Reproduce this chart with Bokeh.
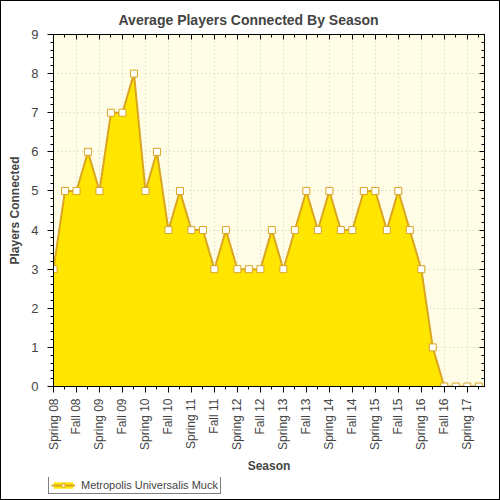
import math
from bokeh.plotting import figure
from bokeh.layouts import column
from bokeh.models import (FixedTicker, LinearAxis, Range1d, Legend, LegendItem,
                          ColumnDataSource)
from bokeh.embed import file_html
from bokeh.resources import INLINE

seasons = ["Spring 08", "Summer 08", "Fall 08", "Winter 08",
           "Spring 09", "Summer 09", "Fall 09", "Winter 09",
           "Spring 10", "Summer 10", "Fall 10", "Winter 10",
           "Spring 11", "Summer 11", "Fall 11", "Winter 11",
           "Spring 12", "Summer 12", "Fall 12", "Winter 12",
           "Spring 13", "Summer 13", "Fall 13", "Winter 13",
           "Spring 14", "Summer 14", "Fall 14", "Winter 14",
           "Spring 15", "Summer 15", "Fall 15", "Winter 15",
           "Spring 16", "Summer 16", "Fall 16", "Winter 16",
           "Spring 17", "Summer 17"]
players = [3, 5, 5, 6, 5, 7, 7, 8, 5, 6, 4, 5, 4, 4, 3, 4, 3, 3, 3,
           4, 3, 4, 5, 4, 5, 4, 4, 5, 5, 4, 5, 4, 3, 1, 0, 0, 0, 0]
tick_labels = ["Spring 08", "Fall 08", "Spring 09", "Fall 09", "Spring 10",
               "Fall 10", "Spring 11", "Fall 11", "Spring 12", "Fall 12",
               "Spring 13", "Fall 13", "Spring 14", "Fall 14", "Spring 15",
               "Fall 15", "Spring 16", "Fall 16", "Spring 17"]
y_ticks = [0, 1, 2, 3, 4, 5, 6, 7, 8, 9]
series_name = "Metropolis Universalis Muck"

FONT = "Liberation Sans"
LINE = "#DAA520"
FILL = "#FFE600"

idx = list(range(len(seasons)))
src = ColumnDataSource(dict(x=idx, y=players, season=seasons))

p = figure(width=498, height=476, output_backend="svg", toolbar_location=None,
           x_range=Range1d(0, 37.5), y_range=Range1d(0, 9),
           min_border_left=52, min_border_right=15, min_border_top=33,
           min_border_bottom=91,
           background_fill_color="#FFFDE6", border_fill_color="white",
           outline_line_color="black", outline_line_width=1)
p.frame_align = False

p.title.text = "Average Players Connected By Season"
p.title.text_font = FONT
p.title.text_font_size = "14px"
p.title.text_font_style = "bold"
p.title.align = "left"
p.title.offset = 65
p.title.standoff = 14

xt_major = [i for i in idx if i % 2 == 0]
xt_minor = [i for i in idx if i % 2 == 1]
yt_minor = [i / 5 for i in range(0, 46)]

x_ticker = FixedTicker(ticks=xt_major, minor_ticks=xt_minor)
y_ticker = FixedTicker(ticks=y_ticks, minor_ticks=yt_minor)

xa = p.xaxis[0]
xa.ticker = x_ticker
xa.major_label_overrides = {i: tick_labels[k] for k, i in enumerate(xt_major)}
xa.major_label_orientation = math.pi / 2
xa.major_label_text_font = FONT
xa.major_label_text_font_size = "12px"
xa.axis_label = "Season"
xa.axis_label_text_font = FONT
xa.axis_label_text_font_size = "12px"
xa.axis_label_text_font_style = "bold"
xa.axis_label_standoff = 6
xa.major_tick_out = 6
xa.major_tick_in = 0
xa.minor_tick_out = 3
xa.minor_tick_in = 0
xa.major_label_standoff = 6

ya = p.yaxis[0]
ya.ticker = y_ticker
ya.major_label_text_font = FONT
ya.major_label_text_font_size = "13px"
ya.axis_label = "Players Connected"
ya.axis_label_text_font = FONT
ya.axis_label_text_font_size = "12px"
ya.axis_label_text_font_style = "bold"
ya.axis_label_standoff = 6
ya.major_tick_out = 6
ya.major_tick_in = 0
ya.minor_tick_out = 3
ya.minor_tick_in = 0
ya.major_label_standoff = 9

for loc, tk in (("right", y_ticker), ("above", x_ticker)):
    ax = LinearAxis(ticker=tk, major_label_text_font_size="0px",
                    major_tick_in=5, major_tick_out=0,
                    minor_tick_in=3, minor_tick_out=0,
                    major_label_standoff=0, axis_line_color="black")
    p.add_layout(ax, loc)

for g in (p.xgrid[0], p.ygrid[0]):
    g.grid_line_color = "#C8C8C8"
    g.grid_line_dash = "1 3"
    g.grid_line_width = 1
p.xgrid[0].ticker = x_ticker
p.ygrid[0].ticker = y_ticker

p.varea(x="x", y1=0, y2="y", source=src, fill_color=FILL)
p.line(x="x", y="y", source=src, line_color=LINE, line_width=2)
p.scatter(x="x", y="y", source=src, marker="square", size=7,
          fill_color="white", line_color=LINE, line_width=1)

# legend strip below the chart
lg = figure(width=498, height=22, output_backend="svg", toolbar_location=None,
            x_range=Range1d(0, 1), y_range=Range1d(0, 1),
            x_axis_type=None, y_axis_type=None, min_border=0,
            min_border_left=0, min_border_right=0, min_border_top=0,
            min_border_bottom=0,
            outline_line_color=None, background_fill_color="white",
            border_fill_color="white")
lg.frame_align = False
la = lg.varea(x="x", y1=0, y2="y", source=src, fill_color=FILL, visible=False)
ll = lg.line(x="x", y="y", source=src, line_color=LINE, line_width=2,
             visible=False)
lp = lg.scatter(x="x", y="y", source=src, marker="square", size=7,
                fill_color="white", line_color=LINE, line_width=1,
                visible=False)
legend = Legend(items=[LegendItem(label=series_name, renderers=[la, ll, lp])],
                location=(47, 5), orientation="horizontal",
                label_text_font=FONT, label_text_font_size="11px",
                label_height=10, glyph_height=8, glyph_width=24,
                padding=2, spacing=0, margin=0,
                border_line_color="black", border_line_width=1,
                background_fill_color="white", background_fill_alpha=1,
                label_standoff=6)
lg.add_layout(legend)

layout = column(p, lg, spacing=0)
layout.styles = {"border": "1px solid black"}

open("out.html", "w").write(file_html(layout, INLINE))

###

# EXERCISE DIRECTIONS
Exactly restate the lines from the beginning of the data through the line with "from bokeh.resources import INLINE", and no others, keeping pictures out.

# OUTPUT BELOW
Reproduce this chart with Bokeh.
import math
from bokeh.plotting import figure
from bokeh.layouts import column
from bokeh.models import (FixedTicker, LinearAxis, Range1d, Legend, LegendItem,
                          ColumnDataSource)
from bokeh.embed import file_html
from bokeh.resources import INLINE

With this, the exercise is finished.